La traviata – Opera in three acts to a libretto by Francesco Maria Piave after Alexandre Dumas fils’s play La Dame aux camélias
Violetta Valéry – Norah Amsellem
Alfredo Germont – Charles Castronovo
Giorgio Germont – Mariusz Kwiecien
Flora Bervoix – Monika-Evelin Liiv
Annina – Elizabeth Sikora
Doctor Grenvil – Graeme Broadbent
Baron Douphol – Eddie Wade
Gastone de Letorières – Haoyin Xue
Marquis d’Obigny – Kostas Smoriginas
Giuseppe – Neil Gillespie
Messenger – Charbel Mattar
Servant – Jonathan Coad
The Royal Opera Chorus
The Orchestra of the Royal Opera House
Richard Eyre – Original production
Patrick Young – Revival Director
Bob Crowley – Designs
Jean Kalman – Lighting
Jane Gibson – Director of Movement
Reviewed by: Kevin Rogers
Reviewed: 30 January, 2008
Venue: The Royal Opera House, Covent Garden, London
This production of “La traviata”, from 1994, tells the story well. Never are the main characters sidelined. In the title role now is the French soprano Norah Amsellem who made her Royal Opera House debut as Violetta in 2005; she is very different from Netrebko. Where the latter sang as though she had never had so much as a cold, Amsellem invests characterisation such that one knows there is tragedy that she is keeping hidden. This unwillingness to admit defeat gives Amsellem’s performance a dramatic edge absent from Netrebko’s. Violetta’s protracted death, the whole of Act Three, was captivating and the false hopes raised at the end leading to her demise were genuinely spine-tingling.

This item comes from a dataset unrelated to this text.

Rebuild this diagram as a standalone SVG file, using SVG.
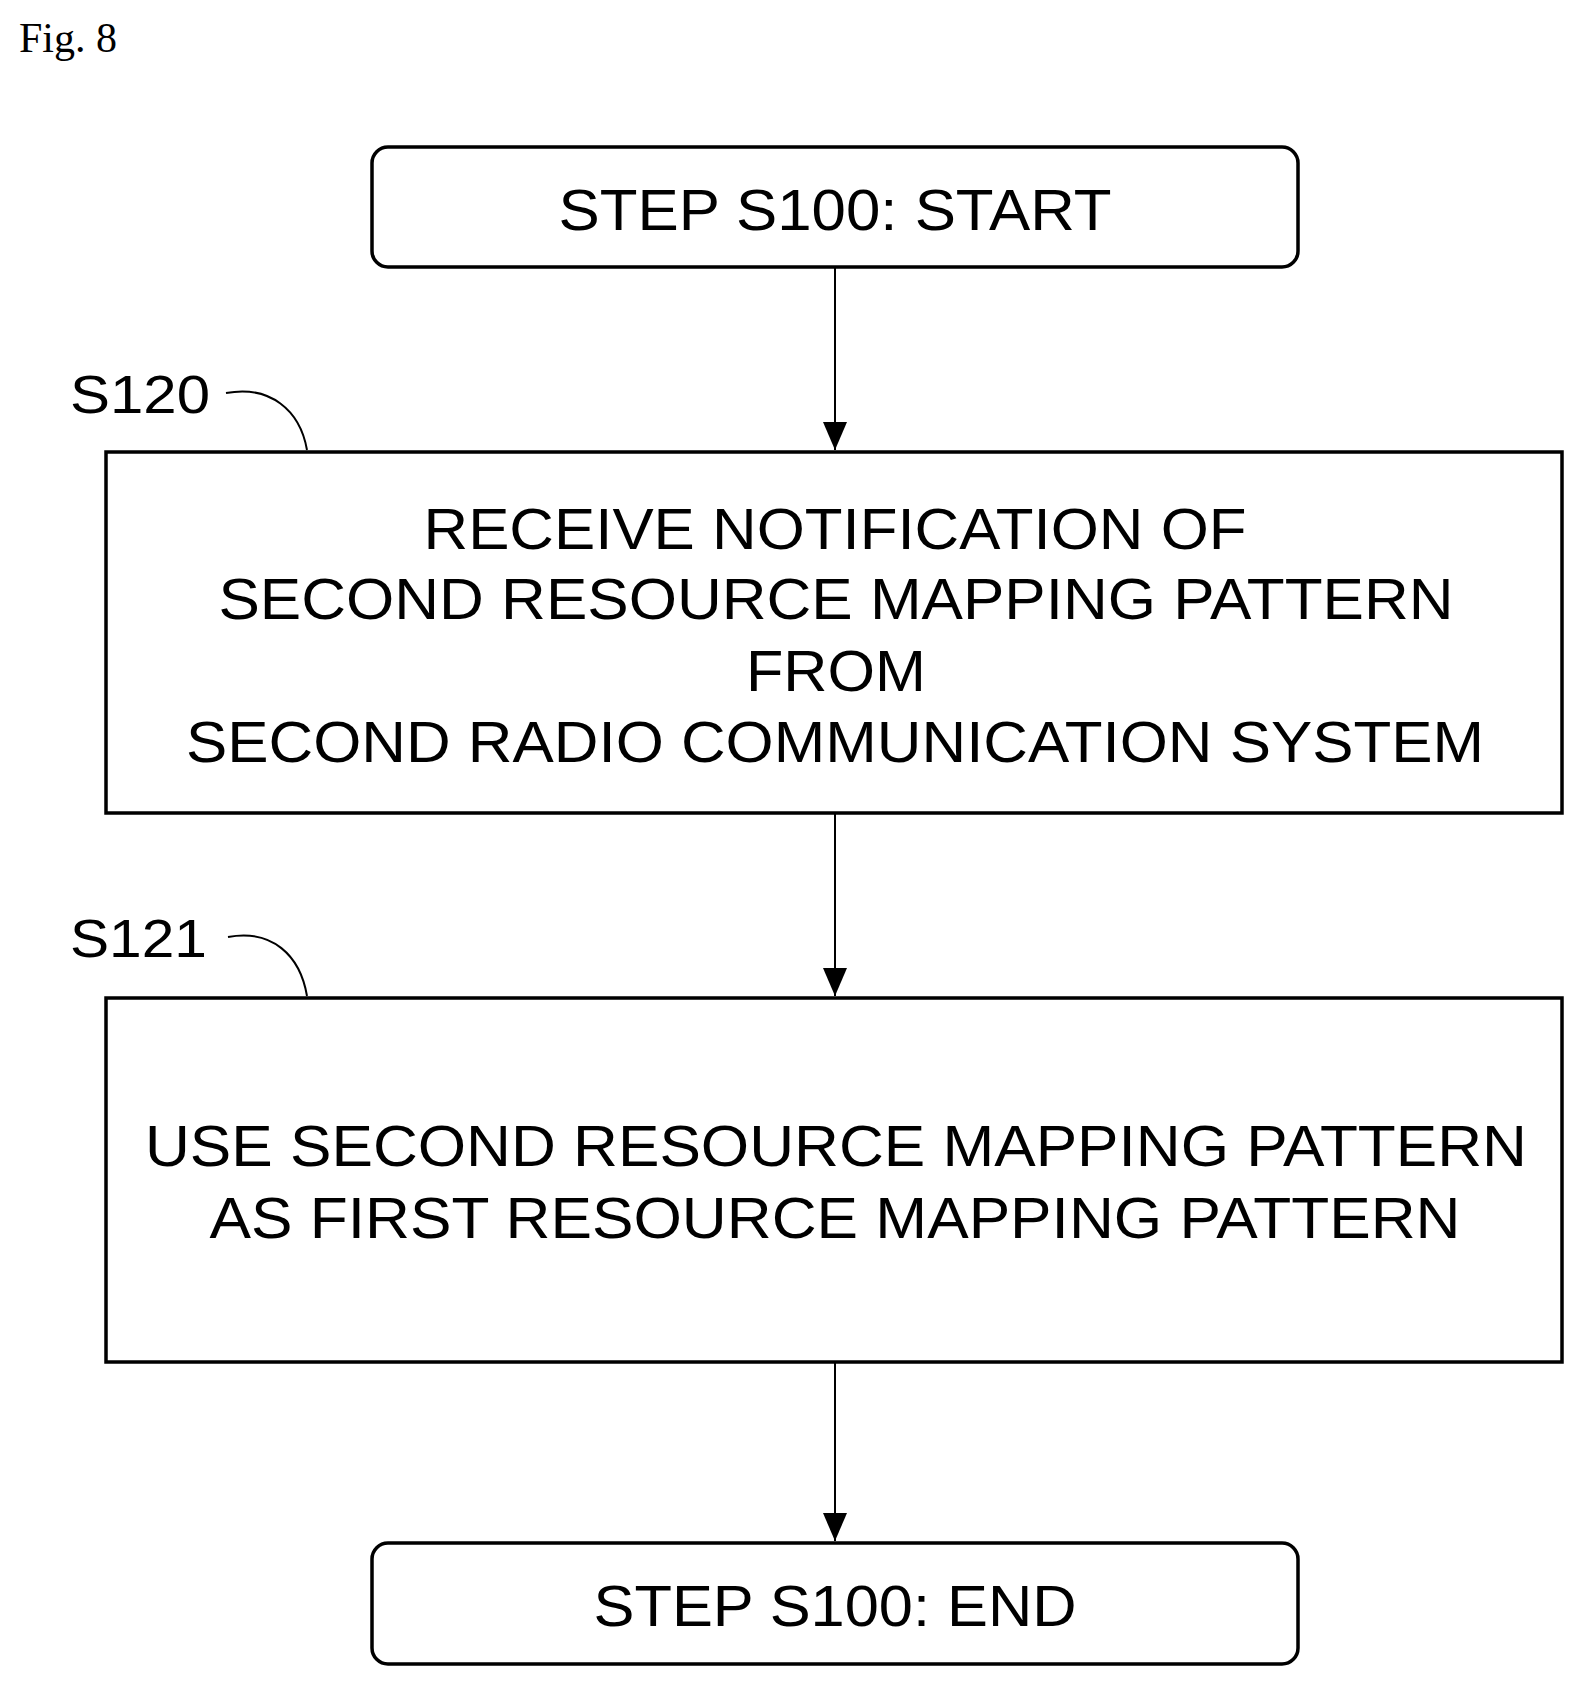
<svg xmlns="http://www.w3.org/2000/svg" width="1583" height="1686" viewBox="0 0 1583 1686">
<style>
.b{fill:#fff;stroke:#000;stroke-width:3.5}
.t{font-family:"Liberation Sans",Arial,sans-serif;font-size:58px;fill:#000;text-anchor:middle}
.l{font-family:"Liberation Sans",Arial,sans-serif;font-size:54px;fill:#000}
.c{stroke:#000;stroke-width:2;fill:none}
</style>
<defs><marker id="a" markerWidth="28" markerHeight="24" refX="28" refY="12" orient="auto" markerUnits="userSpaceOnUse"><path d="M0,0 L28,12 L0,24 z" fill="#000"/></marker></defs>
<rect width="1583" height="1686" fill="#fff"/>
<text x="19" y="52" font-family="Liberation Serif,serif" font-size="42">Fig. 8</text>
<g id="start"><rect class="b" x="372" y="147" width="926" height="120" rx="16"/><text class="t" x="835" y="230" textLength="553" lengthAdjust="spacingAndGlyphs">STEP S100: START</text></g>
<g id="s120"><rect class="b" x="106" y="452" width="1456" height="361"/>
<text class="t" x="835" y="549" textLength="823" lengthAdjust="spacingAndGlyphs">RECEIVE NOTIFICATION OF</text>
<text class="t" x="836" y="619" textLength="1235" lengthAdjust="spacingAndGlyphs">SECOND RESOURCE MAPPING PATTERN</text>
<text class="t" x="836" y="691" textLength="180" lengthAdjust="spacingAndGlyphs">FROM</text>
<text class="t" x="835" y="762" textLength="1298" lengthAdjust="spacingAndGlyphs">SECOND RADIO COMMUNICATION SYSTEM</text>
<text class="l" x="70" y="413" textLength="140" lengthAdjust="spacingAndGlyphs">S120</text>
<path class="c" d="M226,393 C270,385 300,410 307,450"/></g>
<g id="s121"><rect class="b" x="106" y="998" width="1456" height="364"/>
<text class="t" x="836" y="1166" textLength="1382" lengthAdjust="spacingAndGlyphs">USE SECOND RESOURCE MAPPING PATTERN</text>
<text class="t" x="835" y="1238" textLength="1251" lengthAdjust="spacingAndGlyphs">AS FIRST RESOURCE MAPPING PATTERN</text>
<text class="l" x="70" y="957" textLength="137" lengthAdjust="spacingAndGlyphs">S121</text>
<path class="c" d="M228,937 C272,929 300,955 307,996"/></g>
<g id="end"><rect class="b" x="372" y="1543" width="926" height="121" rx="16"/><text class="t" x="835" y="1626" textLength="483" lengthAdjust="spacingAndGlyphs">STEP S100: END</text></g>
<g id="connectors">
<line class="c" x1="835" y1="267" x2="835" y2="450" marker-end="url(#a)"/>
<line class="c" x1="835" y1="813" x2="835" y2="996" marker-end="url(#a)"/>
<line class="c" x1="835" y1="1362" x2="835" y2="1541" marker-end="url(#a)"/>
</g>
</svg>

American tenor Charles Castronovo sung Alfredo for Royal Opera in 2005 and 2006; he has slotted into the part as the sexy hunter very well. Looking handsome throughout, though, does rob his transition from love-puppy to love-crushed man. No matter, for his is a confident and seductive performance, which revels in the joy of all things naughty but nice. In Act Two, when Alfredo realises his precarious financial situation and resolves to wipe out his shame, was vigorous and highlighted Castronovo’s great dramatic presence, anger maintained through the gambling scene. The tender duet between the lovers in Act Three, in which they forget the hopelessness of their situation, was heartbreaking and properly pathetic.
Polish baritone Mariusz Kwiecien is making his debut in the role of Germont. It shows. This was a very insecure performance, which may be down to nerves but seems more likely due to unfamiliarity with the role. Maurizio Benini had to encourage him on every entry and Kwiecien was fortunate in not having to move much as this allowed him to focus on the words. Such concentration allowed him to be appositely emotionally detached from the catastrophe unfolding in Act Two but was a failing in Act Three.
Elizabeth Sikora as Annina, Violetta’s ever-helpful maid, busied her way about the set and Eddie Wade, the Baron, was haughty enough throughout. Benini has settled down (when compared to Cast A’s first night) and achieved great playing and integration with his singers. The score sounded fresh and abounded in detail, and the delicacy he coaxed from the orchestra in the final act was notable; despite being punctured by raucous coughing, this was transporting.